RECORDED INFORMATION ->
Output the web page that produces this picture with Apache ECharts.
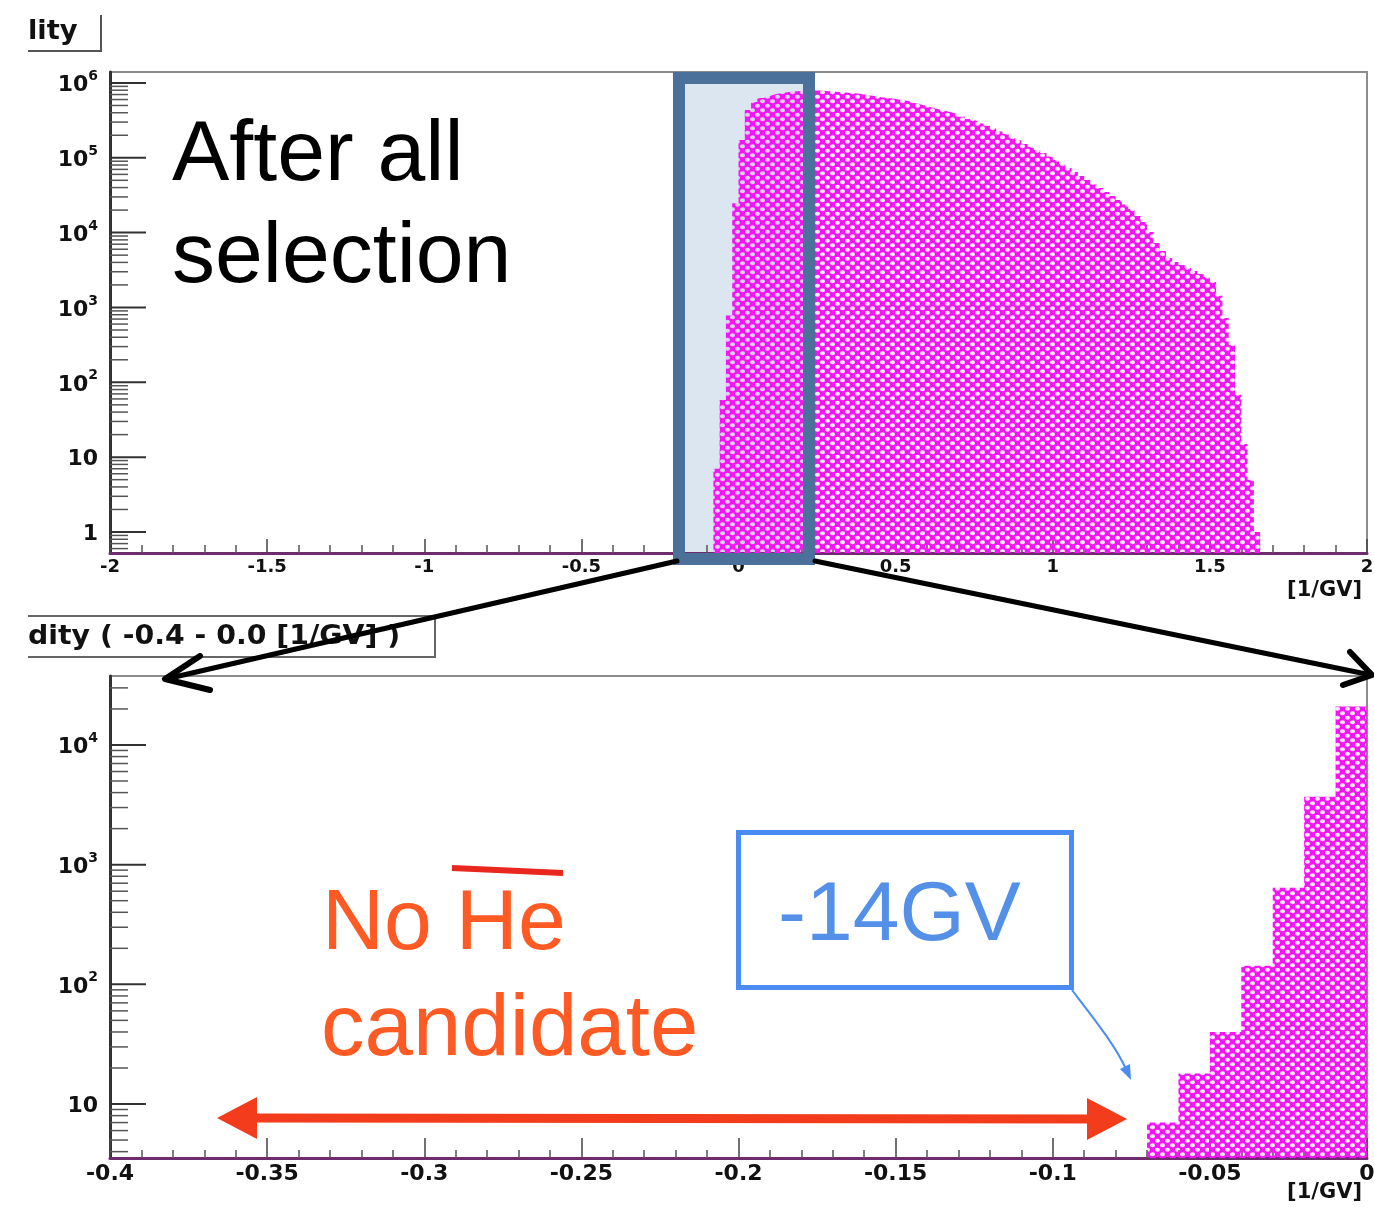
<!DOCTYPE html>
<html>
<head>
<meta charset="utf-8">
<title>Rigidity after all selection</title>
<script src="https://cdn.jsdelivr.net/npm/echarts@6/dist/echarts.min.js"></script>
<style>
  html, body { margin: 0; padding: 0; background: #ffffff; }
  #chart { width: 1374px; height: 1208px; }
</style>
</head>
<body>
<div id="chart"></div>
<script>
// ---- Full-range rigidity histogram: bins of 0.02 [1/GV] starting at -0.08 ----
const fullBinStart = -0.08;
const fullBinWidth = 0.02;
const fullCounts = [
  7, 58, 783, 24700, 173000, 436000, 557000, 631000, 671000, 713000,
  736000, 759000, 771000, 782000, 794000, 794000, 794000, 782000, 771000, 759000,
  747000, 736000, 725000, 703000, 681000, 661000, 640000, 631000, 611000, 593000,
  575000, 541000, 517000, 493000, 464000, 443000, 423000, 404000, 380000, 352000,
  330000, 311000, 288000, 267000, 247000, 225000, 208000, 187000, 171000, 153000,
  140000, 127000, 116000, 104000, 93600, 82700, 73100, 64700, 57100, 50600,
  44000, 39500, 34900, 30900, 27300, 23800, 20700, 16700, 13900, 10200,
  7280, 5690, 4590, 4060, 3700, 3370, 3080, 2800, 2560, 2190,
  1430, 724, 316, 68, 15, 5, 1
];

// ---- Zoomed histogram of the negative side: bins of 0.01 [1/GV] starting at -0.07 ----
const zoomBinStart = -0.07;
const zoomBinWidth = 0.01;
const zoomCounts = [7, 18, 40, 143, 640, 3700, 21000];

// ---- Axis ranges and tick settings ----
const fullXRange = [-2, 2];
const fullXStep = 0.5;
const fullYRange = [0.524, 1.40e6];
const fullDecades = [0, 1, 2, 3, 4, 5, 6];

const zoomXRange = [-0.4, 0];
const zoomXStep = 0.05;
const zoomYRange = [3.54, 37700];
const zoomDecades = [1, 2, 3, 4];

const axisUnit = '[1/GV]';
const fullTitle = 'lity';
const zoomTitle = 'dity ( -0.4 - 0.0 [1/GV] )';

// ---- helpers ----
// histogram outline as step points (left edges + closing right edge)
function stepPoints(start, width, counts) {
  const pts = counts.map((c, i) => [+(start + i * width).toFixed(4), c]);
  pts.push([+(start + counts.length * width).toFixed(4), counts[counts.length - 1]]);
  return pts;
}

// log-axis tick positions: 1..9 x 10^e inside the range
function logTicks(decades, range, xAt) {
  const out = [];
  const lo = decades[0] - 1, hi = decades[decades.length - 1];
  for (let e = lo; e <= hi; e++) {
    for (let k = 1; k <= 9; k++) {
      const v = k * Math.pow(10, e);
      if (v > range[0] && v < range[1]) out.push([xAt, v, k === 1 ? 1 : 0]);
    }
  }
  return out;
}

function tickRender(params, api) {
  const p = api.coord([api.value(0), api.value(1)]);
  const major = api.value(2) === 1;
  return {
    type: 'line',
    shape: { x1: p[0], y1: p[1], x2: p[0] + (major ? 36 : 18), y2: p[1] },
    style: { stroke: major ? '#333' : '#555', lineWidth: major ? 2 : 1.5 }
  };
}

function powLabel(v) {
  const e = Math.round(Math.log10(v));
  if (e === 0) return '{b|1}';
  if (e === 1) return '{b|10}';
  return '{b|10}{sup|' + e + '}';
}

// magenta cross-hatch fill tile with see-through holes
function hatchTile() {
  const c = document.createElement('canvas');
  c.width = 10; c.height = 9;
  const g = c.getContext('2d');
  g.fillStyle = '#f514f5';
  g.fillRect(0, 0, 10, 9);
  g.globalCompositeOperation = 'destination-out';
  g.fillStyle = 'rgba(0,0,0,0.9)';
  [[2.5, 2.25], [7.5, 6.75]].forEach(([x, y]) => {
    g.beginPath();
    g.ellipse(x, y, 2.5, 2.0, 0, 0, Math.PI * 2);
    g.fill();
  });
  return c;
}
const hatch = hatchTile();

const tickFont = 'DejaVu Sans';
const labelRich = {
  b: { fontFamily: tickFont, fontWeight: 'bold', fontSize: 22, color: '#111', lineHeight: 27, verticalAlign: 'bottom' },
  sup: { fontFamily: tickFont, fontWeight: 'bold', fontSize: 14, color: '#111', lineHeight: 14, verticalAlign: 'top' }
};

function xAxisCfg(gridIndex, range, step, labelSize, tickLen, nameTop) {
  return {
    gridIndex, type: 'value', min: range[0], max: range[1], interval: step,
    axisLine: { onZero: false, lineStyle: { color: '#6e2c6e', width: 3 } },
    axisTick: { inside: true, length: tickLen, lineStyle: { color: '#444', width: 1.5 } },
    minorTick: { show: true, splitNumber: 5, length: 8, lineStyle: { color: '#555', width: 1.5 } },
    splitLine: { show: false },
    axisLabel: { fontFamily: tickFont, fontWeight: 'bold', fontSize: labelSize, color: '#111', margin: 5 },
    name: axisUnit, nameLocation: 'end', nameGap: 0, nameMoveOverlap: false,
    nameTextStyle: { fontFamily: tickFont, fontWeight: 'bold', fontSize: 21, color: '#111',
      align: 'right', verticalAlign: 'top', padding: [nameTop, 5, 0, 0] }
  };
}

function yAxisCfg(gridIndex, range) {
  return {
    gridIndex, type: 'log', logBase: 10, min: range[0], max: range[1], splitNumber: 6,
    axisLine: { onZero: false, lineStyle: { color: '#333', width: 3 } },
    axisTick: { show: false },
    splitLine: { show: false },
    axisLabel: { formatter: powLabel, rich: labelRich, margin: 12, showMinLabel: false, showMaxLabel: false }
  };
}

const chart = echarts.init(document.getElementById('chart'), null, { renderer: 'canvas' });

chart.setOption({
  animation: false,
  backgroundColor: '#ffffff',
  grid: [
    { left: 110, right: 7, top: 72, bottom: 655, show: true, borderColor: '#8c8c8c', borderWidth: 2,
      containLabel: false, outerBoundsMode: 'none' },
    { left: 110, right: 7, top: 676, bottom: 50, show: true, borderColor: '#8c8c8c', borderWidth: 2,
      containLabel: false, outerBoundsMode: 'none' }
  ],
  xAxis: [
    xAxisCfg(0, fullXRange, fullXStep, 18, 14, 27),
    xAxisCfg(1, zoomXRange, zoomXStep, 22, 20, 24)
  ],
  yAxis: [
    yAxisCfg(0, fullYRange),
    yAxisCfg(1, zoomYRange)
  ],
  series: [
    {
      type: 'line', xAxisIndex: 0, yAxisIndex: 0, z: 2, silent: true,
      data: stepPoints(fullBinStart, fullBinWidth, fullCounts),
      step: 'end', symbol: 'none', clip: true,
      lineStyle: { width: 0, opacity: 0 },
      areaStyle: { color: { image: hatch, repeat: 'repeat' }, opacity: 1, origin: 'start' }
    },
    {
      type: 'line', xAxisIndex: 1, yAxisIndex: 1, z: 2, silent: true,
      data: stepPoints(zoomBinStart, zoomBinWidth, zoomCounts),
      step: 'end', symbol: 'none', clip: true,
      lineStyle: { width: 0, opacity: 0 },
      areaStyle: { color: { image: hatch, repeat: 'repeat' }, opacity: 1, origin: 'start' }
    },
    {
      type: 'custom', xAxisIndex: 0, yAxisIndex: 0, z: 3, silent: true,
      data: logTicks(fullDecades, fullYRange, fullXRange[0]), renderItem: tickRender
    },
    {
      type: 'custom', xAxisIndex: 1, yAxisIndex: 1, z: 3, silent: true,
      data: logTicks(zoomDecades, zoomYRange, zoomXRange[0]), renderItem: tickRender
    }
  ],
  graphic: {
    elements: [
      // histogram titles (cropped boxes)
      { type: 'polyline', z: 5, silent: true, shape: { points: [[28, 51], [101, 51], [101, 15]] },
        style: { stroke: '#555', lineWidth: 2, fill: null } },
      { type: 'text', z: 5, silent: true, x: 28, y: 32, scaleX: 1.05,
        style: { text: fullTitle, x: 0, y: 0, font: 'bold 26px "DejaVu Sans", sans-serif', fill: '#111',
          verticalAlign: 'middle', textVerticalAlign: 'middle' } },
      { type: 'polyline', z: 5, silent: true, shape: { points: [[28, 616], [435, 616], [435, 657], [28, 657]] },
        style: { stroke: '#666', lineWidth: 2, fill: null } },
      { type: 'text', z: 5, silent: true, x: 28, y: 637, scaleX: 1.09,
        style: { text: zoomTitle, x: 0, y: 0, font: 'bold 26px "DejaVu Sans", sans-serif', fill: '#111',
          verticalAlign: 'middle', textVerticalAlign: 'middle' } },

      // highlighted window on the full-range plot
      { type: 'rect', z: -1, silent: true, shape: { x: 679, y: 78, width: 130, height: 481 },
        style: { fill: '#dce6f1' } },
      { type: 'rect', z: 20, silent: true, shape: { x: 679, y: 78, width: 130, height: 481 },
        style: { fill: null, stroke: '#4b7099', lineWidth: 12 } },

      // zoom arrows
      { type: 'line', z: 21, silent: true, shape: { x1: 677, y1: 561, x2: 166, y2: 679 },
        style: { stroke: '#000', lineWidth: 5, lineCap: 'round' } },
      { type: 'polyline', z: 21, silent: true, shape: { points: [[200, 656], [165, 679], [210, 690]] },
        style: { stroke: '#000', lineWidth: 6, fill: null, lineCap: 'round', lineJoin: 'round' } },
      { type: 'line', z: 21, silent: true, shape: { x1: 815, y1: 561, x2: 1371, y2: 675 },
        style: { stroke: '#000', lineWidth: 5, lineCap: 'round' } },
      { type: 'polyline', z: 21, silent: true, shape: { points: [[1350, 652], [1372, 675], [1343, 685]] },
        style: { stroke: '#000', lineWidth: 6, fill: null, lineCap: 'round', lineJoin: 'round' } },

      // headline
      { type: 'text', z: 22, silent: true,
        style: { text: 'After all', x: 172, y: 156, font: '86px "Liberation Sans", Arial, sans-serif', fill: '#000',
          verticalAlign: 'middle', textVerticalAlign: 'middle' } },
      { type: 'text', z: 22, silent: true,
        style: { text: 'selection', x: 172, y: 258, font: '86px "Liberation Sans", Arial, sans-serif', fill: '#000',
          verticalAlign: 'middle', textVerticalAlign: 'middle' } },

      // anti-helium note
      { type: 'text', z: 22, silent: true,
        style: { text: 'No He', x: 322, y: 925, font: '86px "Liberation Sans", Arial, sans-serif', fill: '#ff5a24',
          verticalAlign: 'middle', textVerticalAlign: 'middle' } },
      { type: 'line', z: 22, silent: true, shape: { x1: 452, y1: 868, x2: 563, y2: 873 },
        style: { stroke: '#e8281e', lineWidth: 6 } },
      { type: 'text', z: 22, silent: true,
        style: { text: 'candidate', x: 321, y: 1031, font: '87px "Liberation Sans", Arial, sans-serif', fill: '#ff5a24',
          verticalAlign: 'middle', textVerticalAlign: 'middle' } },

      // -14GV callout
      { type: 'rect', z: 22, silent: true, shape: { x: 738.5, y: 832.5, width: 333, height: 155 },
        style: { fill: null, stroke: '#4a8cf3', lineWidth: 5 } },
      { type: 'text', z: 22, silent: true,
        style: { text: '-14GV', x: 778, y: 917, font: '84px "Liberation Sans", Arial, sans-serif', fill: '#5590e8',
          verticalAlign: 'middle', textVerticalAlign: 'middle' } },
      { type: 'bezierCurve', z: 22, silent: true,
        shape: { x1: 1072, y1: 990, x2: 1126, y2: 1069, cpx1: 1095, cpy1: 1020, cpx2: 1115, cpy2: 1045 },
        style: { stroke: '#4a8cf3', lineWidth: 2, fill: null } },
      { type: 'polygon', z: 22, silent: true, shape: { points: [[1131, 1080], [1130, 1064], [1120, 1069]] },
        style: { fill: '#4a8cf3' } },

      // excluded range double arrow
      { type: 'line', z: 22, silent: true, shape: { x1: 250, y1: 1118, x2: 1092, y2: 1119 },
        style: { stroke: '#f23c1c', lineWidth: 9 } },
      { type: 'polygon', z: 22, silent: true, shape: { points: [[217, 1118], [257, 1097], [257, 1139]] },
        style: { fill: '#f23c1c' } },
      { type: 'polygon', z: 22, silent: true, shape: { points: [[1127, 1119], [1087, 1098], [1087, 1140]] },
        style: { fill: '#f23c1c' } }
    ]
  }
});
</script>
</body>
</html>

EXERCISE PROMPT -> Copy out the lines in which the string "with" appears.

RESULT OF THIS TASK ->
Output the web page that produces this picture with Apache ECharts.
// magenta cross-hatch fill tile with see-through holes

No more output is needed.